Altice founder Patrick Drahi plans to produce original series in France from next year that he hopes to distribute globally via the company’s distribution networks to its 46 million subscribers.
Speaking to journalists in New York on the completion of Altice’s acquisition of Cablevision, Drahi said that he believed Altice Media could create series for less than the €20 million (US$22.8 million) spent on Netflix’s Marseille, the streaming video-on-demand provider’s French original.
Drahi also that said he wants to launch his Israeli news channel i24 in New York within the next 12 months, and plans to create a US studio and hire American as well as French journalists to work on the service.
The media and telecoms tycoon said that he also planned to launch a bouquet of French channels on Cablevision’s network to serve Francophone residents of New York. This would include French news service BFM TV. Drahi said that he aimed to distribute all the channels that the company had rights for and a number of documentaries produced by Altice Media as part of the bouquet.
Drahi said that he would invest several millions of dollars over four years to improve the networks of Cablevision and Suddenlink, Altice’s earlier US cable acquisition. He said the latter was already the US’s most profitable cable operator, operating at a 43% margin.

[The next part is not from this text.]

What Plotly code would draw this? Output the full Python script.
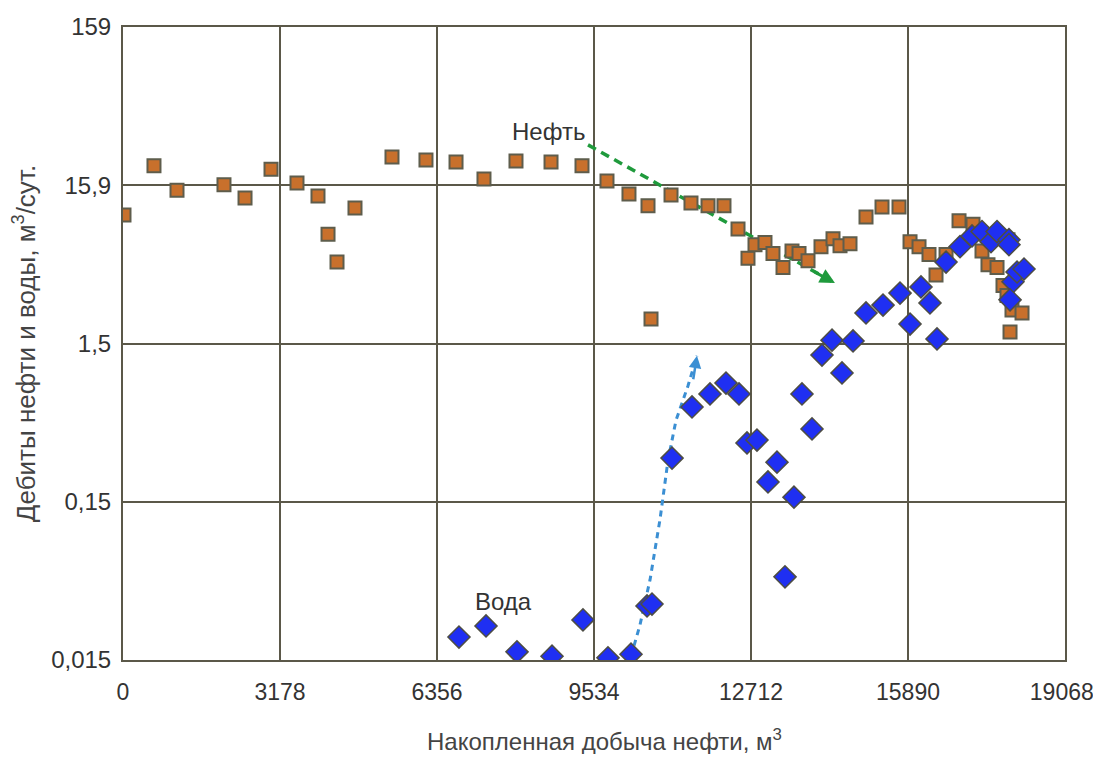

Drahi also told journalists that his ambition in the US was to one of the three top cable players. Altice Media is currently the number four operator in the country following the Cablevision acquisition, and Drahi is known to be interested in acquiring number three player Cox Communications. However, he told journalist that further acquisitions were not “a subject for 2016” and that any further expansion would depend on Altice successfully reducing its debts.
Drahi rejected any comparison between his entry into the US market and that of a previous French executive, Jean-Marie Messier, pointing out that he owned 65% of Altice, while Messier had been appointed to head a public company in which he had a negligible personal stake.